Las cosas se maquillan, sin embargo. Todo se justifica por ese concepto que suele ir tan en contra de los cosumidores como es la calidad turística. La calidad turística entendida como turismo para privilegiados, claro. Pero, en el fondo, la justificación del modelo de adjudicación ha sido hacer caja y, de paso, aprovechar para aplicar, como objetivo oculto, el mismo modelo de ciudad clasista que el PP ha tratado de implantar durante 20 años en el resto de ámbitos de la ciudad. Si la Ley de Costas consagraba el carácter público de las playas y el derecho a su disfrute por todos en condiciones igualitarias, estrategias mercantilistas como la llevada a cabo con los chiringuitos nos devuelve a la playa para pobres y la playa para ricos. Con la excusa de sacar el máximo rendimiento a estas explotaciones y que el mantenimiento de los otros servicios de playa no repercuta en las arcas municipales, lo que se esconde es excluir a una gran mayoría social de un servicio público y ahorrar dinero en impuestos a una minoría. A la minoría que tiene dinero para disfrutar de los chiringuitos de postín. Hay por tanto nuevamente un trasvase neto de recursos y derechos de los sectores más populares de la sociedad a los sectores más privilegiados. Nuevamente, las políticas públicas al servicio de las minorías.

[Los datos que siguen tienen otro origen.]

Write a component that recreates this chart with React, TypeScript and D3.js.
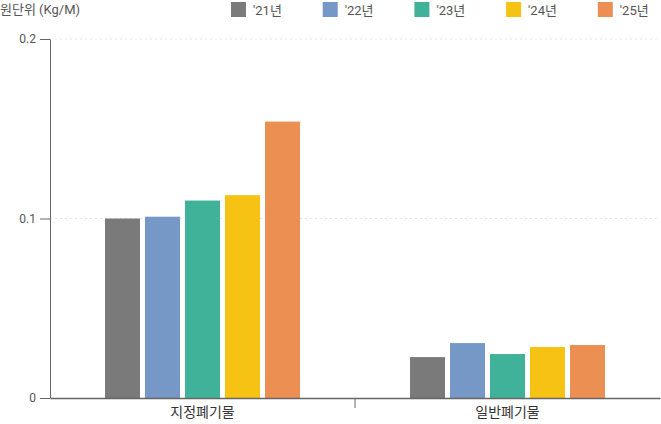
import { useEffect, useRef } from 'react'
import * as d3 from 'd3'

const categories = ['지정폐기물', '일반폐기물']
const years = ["'21년", "'22년", "'23년", "'24년", "'25년"]
const colors = ['#7a7a7a', '#7698c6', '#41b29a', '#f6c314', '#ec8f53']
// values per year, [지정, 일반]
const y21 = [0.1, 0.0228]
const y22 = [0.101, 0.0306]
const y23 = [0.11, 0.0245]
const y24 = [0.113, 0.0284]
const y25 = [0.154, 0.0295]
const series = [y21, y22, y23, y24, y25]
const yTicks = [0, 0.1, 0.2]

export default function App() {
  const ref = useRef<SVGSVGElement | null>(null)

  useEffect(() => {
    if (!ref.current) return
    const width = 661
    const height = 424
    const margin = { top: 39, right: 1, bottom: 26, left: 50 }
    const font = 'Roboto, "Noto Sans CJK KR", sans-serif'

    const svg = d3.select(ref.current)
    svg.selectAll('*').remove()

    const x0 = d3
      .scaleBand()
      .domain(categories)
      .range([margin.left, width - margin.right])
    const x1 = d3
      .scaleBand()
      .domain(years)
      .range([0, 195])
      .paddingInner(0.125)
    const groupOffset = (x0.bandwidth() - 195) / 2

    const y = d3
      .scaleLinear()
      .domain([0, 0.2])
      .range([height - margin.bottom, margin.top])

    // grid
    svg
      .append('g')
      .selectAll('line')
      .data(yTicks.filter((t) => t > 0))
      .enter()
      .append('line')
      .attr('x1', margin.left)
      .attr('x2', width - margin.right)
      .attr('y1', (d) => y(d))
      .attr('y2', (d) => y(d))
      .attr('stroke', '#e4e4e4')
      .attr('stroke-dasharray', '2,3')

    // bars
    const groups = svg
      .append('g')
      .selectAll('g')
      .data(categories)
      .enter()
      .append('g')
      .attr('transform', (c) => `translate(${(x0(c) ?? 0) + groupOffset},0)`)

    groups
      .selectAll('rect')
      .data((c, ci) => years.map((yr, i) => ({ yr, i, v: series[i][ci] })))
      .enter()
      .append('rect')
      .attr('x', (d) => x1(d.yr) ?? 0)
      .attr('y', (d) => y(d.v))
      .attr('width', x1.bandwidth())
      .attr('height', (d) => y(0) - y(d.v))
      .attr('fill', (d) => colors[d.i])

    // y axis
    const yAxis = svg
      .append('g')
      .attr('transform', `translate(${margin.left},0)`)
      .call(
        d3
          .axisLeft(y)
          .tickValues(yTicks)
          .tickSize(10)
          .tickSizeOuter(0)
          .tickPadding(4)
          .tickFormat((d) => `${d}`),
      )
    yAxis.select('.domain').attr('stroke', '#666')
    yAxis.selectAll('line').attr('stroke', '#666')
    yAxis
      .selectAll('text')
      .attr('fill', '#555')
      .attr('font-size', 12)
      .attr('font-family', font)

    // x axis
    const xAxis = svg
      .append('g')
      .attr('transform', `translate(0,${y(0)})`)
      .call(d3.axisBottom(x0).tickSize(0).tickSizeOuter(0).tickPadding(9))
    xAxis.select('.domain').attr('stroke', '#666').attr('stroke-width', 1.5)
    xAxis
      .selectAll('text')
      .attr('fill', '#333')
      .attr('font-size', 14)
      .attr('font-family', font)

    // divider ticks between bands
    svg
      .append('g')
      .selectAll('line')
      .data(categories.slice(1))
      .enter()
      .append('line')
      .attr('x1', (c) => x0(c) ?? 0)
      .attr('x2', (c) => x0(c) ?? 0)
      .attr('y1', y(0))
      .attr('y2', y(0) + 10)
      .attr('stroke', '#666')

    // unit title
    svg
      .append('text')
      .attr('x', 0)
      .attr('y', 14)
      .attr('fill', '#555')
      .attr('font-size', 13)
      .attr('font-family', font)
      .text('원단위 (Kg/M)')

    // legend
    const legend = svg
      .append('g')
      .selectAll('g')
      .data(years)
      .enter()
      .append('g')
      .attr('transform', (_, i) => `translate(${231 + i * 91.7},2)`)
    legend
      .append('rect')
      .attr('width', 15)
      .attr('height', 15)
      .attr('fill', (_, i) => colors[i])
    legend
      .append('text')
      .attr('x', 22)
      .attr('y', 12.5)
      .attr('fill', '#555')
      .attr('font-size', 13)
      .attr('font-family', font)
      .text((d) => d)
  }, [])

  return (
    <svg
      ref={ref}
      width={661}
      height={424}
      style={{ position: 'absolute', left: 0, top: 0, background: '#fff' }}
    />
  )
}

Y nuevamente, como ocurre siempre cuando se hace la lectura adecuada, los intereses sociales y  ambientales se alían. Si la Ley de Costas se cumpliera y los chiringuitos se situaran donde deben, y si no tuvieran unos costes de explotación tan elevados y estuvieran dirigidos a un público mayoritario, gran parte de la presión para que las playas sean reparadas y se realicen transfusiones de arena —y de dinero público— de urgencia se reduciría. Y así, otras políticas de costas serían posibles.